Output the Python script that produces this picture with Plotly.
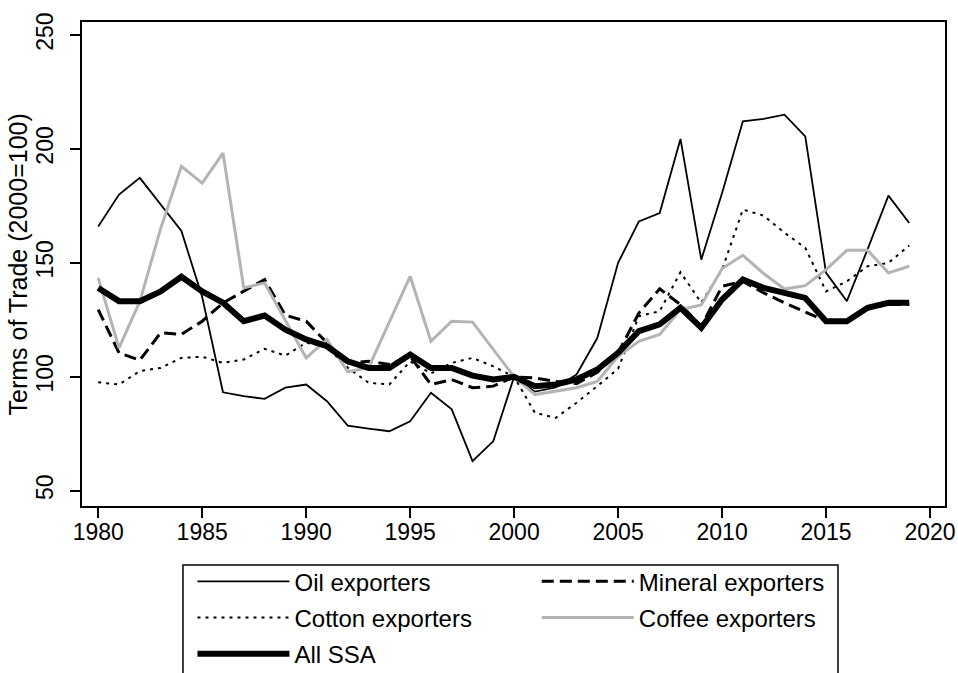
import plotly.graph_objects as go

years = list(range(1980, 2020))

oil = [166, 180, 187.3, 175.5, 164, 135, 93.2, 91.5, 90.3, 95.2,
       96.6, 89.3, 78.6, 77.3, 76.1, 80.5, 93, 85.7, 63, 71.8,
       100, 93.5, 95.3, 101, 117, 150, 168.2, 171.9, 204.4, 151.4,
       180.7, 212.1, 213.2, 215, 205.5, 145.6, 133.2, 156, 179.5, 167.5]

mineral = [129.5, 110.5, 107.3, 119.3, 118.6, 124.4, 132.4, 137.5, 142.7, 127,
           124.4, 114.9, 106.1, 106.8, 105.4, 109, 96.6, 98.8, 95.2, 95.9,
           100, 99.5, 98, 97, 102, 110.5, 128, 138.6, 131.7, 122.2,
           139.7, 141.9, 136.8, 132.5, 128.5, 124.4, 124, 130.3, 131.7, 131.7]

cotton = [97.6, 96.6, 102.5, 103.9, 108.3, 108.8, 106.1, 107.6, 112.3, 109.3,
          115, 113, 104, 97.4, 96.6, 106.8, 101.5, 106.1, 108.3, 104.6,
          100, 84.2, 82, 88.6, 95.9, 103.5, 126.6, 128.8, 145.9, 132.5,
          147, 173.4, 170.7, 163.2, 156.6, 137.5, 141.9, 148.5, 150, 157.6]

coffee = [143.4, 112.7, 133, 165, 192.4, 185, 198.2, 139, 141.2, 125,
          108.3, 116.4, 102.2, 104, 124, 144.1, 115.6, 124.4, 124, 112,
          100, 92.2, 93.7, 95.2, 98, 109, 115.6, 118.6, 129.5, 131.5,
          147.5, 153.3, 145.3, 138.5, 140, 147, 155.5, 155.5, 145.6, 148.5]

all_ssa = [139, 133.2, 133.2, 137.5, 143.9, 137.5, 132.5, 124.4, 126.9, 120.7,
           116.4, 113.4, 106.8, 103.9, 103.9, 109.8, 103.9, 103.9, 100.5, 98.8,
           100, 95.9, 96.6, 98.8, 103.2, 110.5, 120, 123, 130.3, 121.5,
           133.9, 142.7, 139, 136.8, 134.6, 124.4, 124.4, 130.3, 132.5, 132.5]

x_ticks = [1980, 1985, 1990, 1995, 2000, 2005, 2010, 2015, 2020]
y_ticks = [50, 100, 150, 200, 250]
y_title = "Terms of Trade (2000=100)"

FONT = "Liberation Sans, Arial, Helvetica, sans-serif"
GREY = "#b4b4b4"

fig = go.Figure()
fig.add_trace(go.Scatter(x=years, y=oil, mode="lines", name="Oil exporters",
                         line=dict(color="black", width=1.8), legend="legend", legendgroup="a"))
fig.add_trace(go.Scatter(x=years, y=mineral, mode="lines", name="Mineral exporters",
                         line=dict(color="black", width=3, dash="12px,6px"), legend="legend2", legendgroup="b"))
fig.add_trace(go.Scatter(x=years, y=cotton, mode="lines", name="Cotton exporters",
                         line=dict(color="black", width=2, dash="3px,5px"), legend="legend", legendgroup="c"))
fig.add_trace(go.Scatter(x=years, y=coffee, mode="lines", name="Coffee exporters",
                         line=dict(color=GREY, width=3), legend="legend2", legendgroup="d"))
fig.add_trace(go.Scatter(x=years, y=all_ssa, mode="lines", name="All SSA",
                         line=dict(color="black", width=6), legend="legend", legendgroup="e"))

legend_common = dict(
    font=dict(family=FONT, size=24, color="black"),
    bgcolor="rgba(0,0,0,0)",
    borderwidth=0,
    itemwidth=92,
    tracegroupgap=2,
    yanchor="top",
    xanchor="left",
    orientation="v",
)

fig.update_layout(
    width=958, height=673,
    margin=dict(l=82, r=13, t=22, b=167, autoexpand=False),
    paper_bgcolor="white", plot_bgcolor="white",
    font=dict(family=FONT, size=23, color="black"),
    showlegend=True,
    legend=dict(x=0.128, y=-0.11, **legend_common),
    legend2=dict(x=0.527, y=-0.11, **legend_common),
    xaxis=dict(
        range=[1979.22, 2020.72], tickvals=x_ticks, ticktext=[str(v) for v in x_ticks],
        showgrid=False, zeroline=False, showline=True, linecolor="black", linewidth=2,
        mirror=True, ticks="outside", ticklen=10, tickwidth=1.5, tickcolor="black",
        tickfont=dict(family=FONT, size=23), automargin=False, ticklabelstandoff=-6,
    ),
    yaxis=dict(
        range=[43.3, 255.7], tickvals=y_ticks, ticktext=[str(v) for v in y_ticks],
        showgrid=False, zeroline=False, showline=True, linecolor="black", linewidth=2,
        mirror=True, ticks="outside", ticklen=10, tickwidth=1.5, tickcolor="black",
        tickangle=-90, tickfont=dict(family=FONT, size=23), automargin=False,
        ticklabelstandoff=8,
    ),
    annotations=[dict(text=y_title, xref="paper", yref="paper", x=-0.0736, y=0.5,
                      xanchor="center", yanchor="middle", textangle=-90, showarrow=False,
                      font=dict(family=FONT, size=25, color="black"))],
    shapes=[dict(type="rect", xref="paper", yref="paper",
                 x0=0.117, x1=0.876, y0=-0.122, y1=-0.6,
                 line=dict(color="black", width=1.5), fillcolor="rgba(0,0,0,0)", layer="above")],
)

fig.write_html("out.html", config={"displayModeBar": False},
               post_script="document.body.style.margin='0';document.body.style.padding='0';")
****************
Send back the data above word for word, with the pictures left out.

### RESPONSE TO THE TASK
Output the Python script that produces this picture with Plotly.
import plotly.graph_objects as go

years = list(range(1980, 2020))

oil = [166, 180, 187.3, 175.5, 164, 135, 93.2, 91.5, 90.3, 95.2,
       96.6, 89.3, 78.6, 77.3, 76.1, 80.5, 93, 85.7, 63, 71.8,
       100, 93.5, 95.3, 101, 117, 150, 168.2, 171.9, 204.4, 151.4,
       180.7, 212.1, 213.2, 215, 205.5, 145.6, 133.2, 156, 179.5, 167.5]

mineral = [129.5, 110.5, 107.3, 119.3, 118.6, 124.4, 132.4, 137.5, 142.7, 127,
           124.4, 114.9, 106.1, 106.8, 105.4, 109, 96.6, 98.8, 95.2, 95.9,
           100, 99.5, 98, 97, 102, 110.5, 128, 138.6, 131.7, 122.2,
           139.7, 141.9, 136.8, 132.5, 128.5, 124.4, 124, 130.3, 131.7, 131.7]

cotton = [97.6, 96.6, 102.5, 103.9, 108.3, 108.8, 106.1, 107.6, 112.3, 109.3,
          115, 113, 104, 97.4, 96.6, 106.8, 101.5, 106.1, 108.3, 104.6,
          100, 84.2, 82, 88.6, 95.9, 103.5, 126.6, 128.8, 145.9, 132.5,
          147, 173.4, 170.7, 163.2, 156.6, 137.5, 141.9, 148.5, 150, 157.6]

coffee = [143.4, 112.7, 133, 165, 192.4, 185, 198.2, 139, 141.2, 125,
          108.3, 116.4, 102.2, 104, 124, 144.1, 115.6, 124.4, 124, 112,
          100, 92.2, 93.7, 95.2, 98, 109, 115.6, 118.6, 129.5, 131.5,
          147.5, 153.3, 145.3, 138.5, 140, 147, 155.5, 155.5, 145.6, 148.5]

all_ssa = [139, 133.2, 133.2, 137.5, 143.9, 137.5, 132.5, 124.4, 126.9, 120.7,
           116.4, 113.4, 106.8, 103.9, 103.9, 109.8, 103.9, 103.9, 100.5, 98.8,
           100, 95.9, 96.6, 98.8, 103.2, 110.5, 120, 123, 130.3, 121.5,
           133.9, 142.7, 139, 136.8, 134.6, 124.4, 124.4, 130.3, 132.5, 132.5]

x_ticks = [1980, 1985, 1990, 1995, 2000, 2005, 2010, 2015, 2020]
y_ticks = [50, 100, 150, 200, 250]
y_title = "Terms of Trade (2000=100)"

FONT = "Liberation Sans, Arial, Helvetica, sans-serif"
GREY = "#b4b4b4"

fig = go.Figure()
fig.add_trace(go.Scatter(x=years, y=oil, mode="lines", name="Oil exporters",
                         line=dict(color="black", width=1.8), legend="legend", legendgroup="a"))
fig.add_trace(go.Scatter(x=years, y=mineral, mode="lines", name="Mineral exporters",
                         line=dict(color="black", width=3, dash="12px,6px"), legend="legend2", legendgroup="b"))
fig.add_trace(go.Scatter(x=years, y=cotton, mode="lines", name="Cotton exporters",
                         line=dict(color="black", width=2, dash="3px,5px"), legend="legend", legendgroup="c"))
fig.add_trace(go.Scatter(x=years, y=coffee, mode="lines", name="Coffee exporters",
                         line=dict(color=GREY, width=3), legend="legend2", legendgroup="d"))
fig.add_trace(go.Scatter(x=years, y=all_ssa, mode="lines", name="All SSA",
                         line=dict(color="black", width=6), legend="legend", legendgroup="e"))

legend_common = dict(
    font=dict(family=FONT, size=24, color="black"),
    bgcolor="rgba(0,0,0,0)",
    borderwidth=0,
    itemwidth=92,
    tracegroupgap=2,
    yanchor="top",
    xanchor="left",
    orientation="v",
)

fig.update_layout(
    width=958, height=673,
    margin=dict(l=82, r=13, t=22, b=167, autoexpand=False),
    paper_bgcolor="white", plot_bgcolor="white",
    font=dict(family=FONT, size=23, color="black"),
    showlegend=True,
    legend=dict(x=0.128, y=-0.11, **legend_common),
    legend2=dict(x=0.527, y=-0.11, **legend_common),
    xaxis=dict(
        range=[1979.22, 2020.72], tickvals=x_ticks, ticktext=[str(v) for v in x_ticks],
        showgrid=False, zeroline=False, showline=True, linecolor="black", linewidth=2,
        mirror=True, ticks="outside", ticklen=10, tickwidth=1.5, tickcolor="black",
        tickfont=dict(family=FONT, size=23), automargin=False, ticklabelstandoff=-6,
    ),
    yaxis=dict(
        range=[43.3, 255.7], tickvals=y_ticks, ticktext=[str(v) for v in y_ticks],
        showgrid=False, zeroline=False, showline=True, linecolor="black", linewidth=2,
        mirror=True, ticks="outside", ticklen=10, tickwidth=1.5, tickcolor="black",
        tickangle=-90, tickfont=dict(family=FONT, size=23), automargin=False,
        ticklabelstandoff=8,
    ),
    annotations=[dict(text=y_title, xref="paper", yref="paper", x=-0.0736, y=0.5,
                      xanchor="center", yanchor="middle", textangle=-90, showarrow=False,
                      font=dict(family=FONT, size=25, color="black"))],
    shapes=[dict(type="rect", xref="paper", yref="paper",
                 x0=0.117, x1=0.876, y0=-0.122, y1=-0.6,
                 line=dict(color="black", width=1.5), fillcolor="rgba(0,0,0,0)", layer="above")],
)

fig.write_html("out.html", config={"displayModeBar": False},
               post_script="document.body.style.margin='0';document.body.style.padding='0';")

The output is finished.